Why is this happening?
On the technical side, the key issue is data accessibility. The data scientists don't have the data they need to build models that can scale to a level worth putting them in production. Then they have data sparsity. A lot of organizations in heavy-asset industries don't have that rich and varied dataset making it possible for them to build compelling models.
Data is generated on the assets and these assets generate huge amounts of time series data. Why don’t the data scientists actually have this data at their fingertips? It’s because industrial assets weren’t built with data science in mind. Data is captured and stored on the asset’s equipment in legacy system historians.
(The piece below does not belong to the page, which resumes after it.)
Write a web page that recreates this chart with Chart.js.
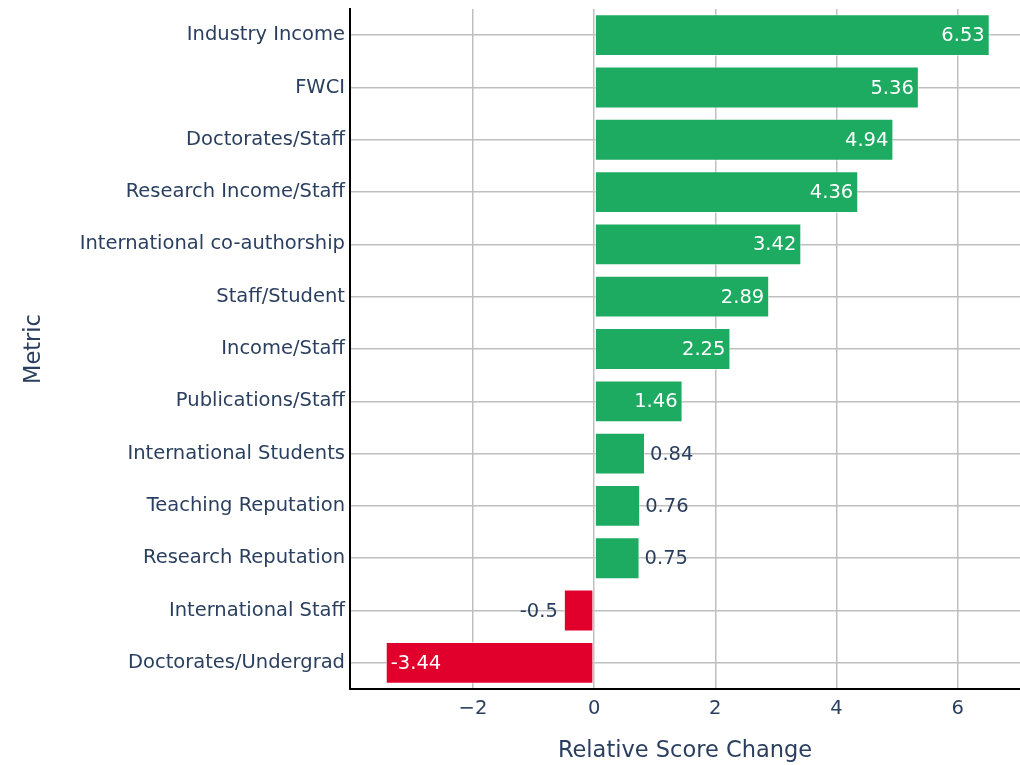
<!DOCTYPE html>
<html>
<head>
<meta charset="utf-8">
<script src="https://cdn.jsdelivr.net/npm/chart.js@4/dist/chart.umd.min.js"></script>
<style>
  html, body { margin: 0; padding: 0; background: #fff; }
  #wrap { width: 1020px; height: 765px; }
</style>
</head>
<body>
<div id="wrap"><canvas id="chart" width="1020" height="765"></canvas></div>
<script>
// metric names, top to bottom
const metrics = [
    'Industry Income',
    'FWCI',
    'Doctorates/Staff',
    'Research Income/Staff',
    'International co-authorship',
    'Staff/Student',
    'Income/Staff',
    'Publications/Staff',
    'International Students',
    'Teaching Reputation',
    'Research Reputation',
    'International Staff',
    'Doctorates/Undergrad'
];
const scoreChange = [6.53, 5.36, 4.94, 4.36, 3.42, 2.89, 2.25, 1.46, 0.84, 0.76, 0.75, -0.5, -3.44];
const xTicks = [-2, 0, 2, 4, 6];

const FONT = '"DejaVu Sans", Verdana, sans-serif';
const TEXT = '#2a3f5f';
const GREEN = '#1DAA61';
const RED = '#E0002B';
const GRID = '#bfbfbf';

const labelPlugin = {
    id: 'barLabels',
    afterDatasetsDraw(chart) {
        const ctx = chart.ctx;
        const meta = chart.getDatasetMeta(0);
        ctx.save();
        ctx.font = '19.5px ' + FONT;
        ctx.textBaseline = 'middle';
        meta.data.forEach((bar, i) => {
            const v = scoreChange[i];
            const txt = String(v);
            const tw = ctx.measureText(txt).width;
            const barW = Math.abs(bar.x - bar.base);
            const inside = tw + 14 < barW;
            const y = bar.y + 1;
            if (inside) {
                ctx.fillStyle = '#ffffff';
                if (v >= 0) { ctx.textAlign = 'right'; ctx.fillText(txt, bar.x - 5, y); }
                else { ctx.textAlign = 'left'; ctx.fillText(txt, bar.x + 5, y); }
            } else {
                ctx.fillStyle = TEXT;
                if (v >= 0) { ctx.textAlign = 'left'; ctx.fillText(txt, bar.x + 5, y); }
                else { ctx.textAlign = 'right'; ctx.fillText(txt, bar.x - 6, y); }
            }
        });
        ctx.restore();
    },
    afterDraw(chart) {
        const ctx = chart.ctx;
        const area = chart.chartArea;
        ctx.save();
        ctx.fillStyle = TEXT;
        ctx.font = '22.5px ' + FONT;
        ctx.textAlign = 'center';
        ctx.textBaseline = 'middle';
        ctx.fillText('Relative Score Change', (area.left + area.right) / 2, 751);
        ctx.translate(34, (area.top + area.bottom) / 2);
        ctx.rotate(-Math.PI / 2);
        ctx.fillText('Metric', 0, 0);
        ctx.restore();
    }
};

new Chart(document.getElementById('chart'), {
    type: 'bar',
    data: {
        labels: metrics,
        datasets: [{
            data: scoreChange,
            backgroundColor: scoreChange.map(v => v >= 0 ? GREEN : RED),
            borderColor: 'rgba(255,255,255,0.6)',
            borderWidth: 1,
            borderSkipped: false,
            categoryPercentage: 1,
            barPercentage: 0.8
        }]
    },
    options: {
        indexAxis: 'y',
        responsive: false,
        animation: false,
        layout: { padding: { top: 9, right: 0, left: 0, bottom: 0 } },
        plugins: {
            legend: { display: false },
            tooltip: { enabled: false }
        },
        scales: {
            x: {
                type: 'linear',
                min: -4.03,
                max: 7.03,
                afterFit: s => { s.height = 76; s.paddingLeft = 0; s.paddingRight = 0; },
                afterBuildTicks: s => { s.ticks = xTicks.map(v => ({ value: v })); },
                ticks: {
                    color: TEXT,
                    font: { family: FONT, size: 19.5 },
                    padding: 8,
                    callback: v => String(v).replace('-', '\u2212')
                },
                grid: { color: GRID, lineWidth: 1.5, drawTicks: false },
                border: { display: true, color: '#000', width: 2 }
            },
            y: {
                afterFit: s => { s.width = 350; s.paddingTop = 0; s.paddingBottom = 0; },
                ticks: {
                    color: TEXT,
                    font: { family: FONT, size: 19.5 },
                    padding: 5
                },
                grid: { color: GRID, lineWidth: 1.5, drawTicks: false, offset: false },
                border: { display: true, color: '#000', width: 2 }
            }
        }
    },
    plugins: [labelPlugin]
});
</script>
</body>
</html>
This is because it’s too expensive to stream data through satellite connections, it’s not reliable and you might have security risks.
What’s the solution?
I’ll always ask this question before I come up with solutions: Are you in a position to tackle the data sparsity problem, or aren’t you? There are different solutions to both.
1. You aren’t able to tackle data sparsity
Your data scientists or engineers have been given a fairly incomplete dataset. However, you do have a lot of people that actually know the equipment that you’re trying to model. In Arundo, we do the modeling at the equipment level - on pumps, generators, compressors, heat exchangers etc. These pieces of equipment might have around 5-40 sensors attached to them. If you combine these two, you’ll be able to understand the components physically and use the data generated from them.
My advice is to always start simple. Monitor the data coming off the assets. Stream the data, put it in an application and put it in front of the people that know and monitor the equipment. Then you can start cleaning and structuring your data. Do some simple threshold alerts and maybe later some anomaly detection. Generate data, capture how the operator is interacting with the application and feed it into another iteration.
Another thing you could potentially do is look at hybrid modeling techniques. There are two main ways to do advanced analytics:
- Theoretical analytical approach: Start with the underlying theory that describes your equipment and work towards the data.
- Purely data-driven approach: Take the dataset you have access to and use it to try to build a model describing the equipment.
If you don’t have a lot of data or your theoretical model doesn’t work in real life, you can combine these two into a hybrid model. Fill in the gaps with the other approach.
2. You’re able to tackle the data sparsity
If you’re on the business / corporate IT side, you potentially have the ability to tackle the data sparsity problem. Even though this is difficult, there are however some fairly simple-ish things you can do to start generating value. As mentioned, the data is often stranded from onshore. However, the data isn't necessarily stranded. This is because your operator is often co-located with your data. Instead of thinking about this purely as a cloud-based model, you can move the computation to the data. This is edge computing, where you run the computation where the data is generated on the asset.
Another thing you can do is make sure there’s a mechanism allowing a data scientist to put a model into an application and get that in front of the operator. The operator will then see and interact with the data and provide feedback to the data scientist. The data scientist can then adapt the model and put it back into the application. You’ll have a continuous cycle where the model is always in production.
What does success look like?
In my experience, what I’ve seen in organizations that have been most successful are those starting small and simple. Instead of having grand ambitions of building data lakes and hiring large teams of data scientists and building complicated models, they start small. Doing a simple model with just thresholds, just data streaming and putting the application in front of the decision-maker and getting their feedback to iterate. Once you’ve nailed the first use case and proved ROI you can expand to other use cases.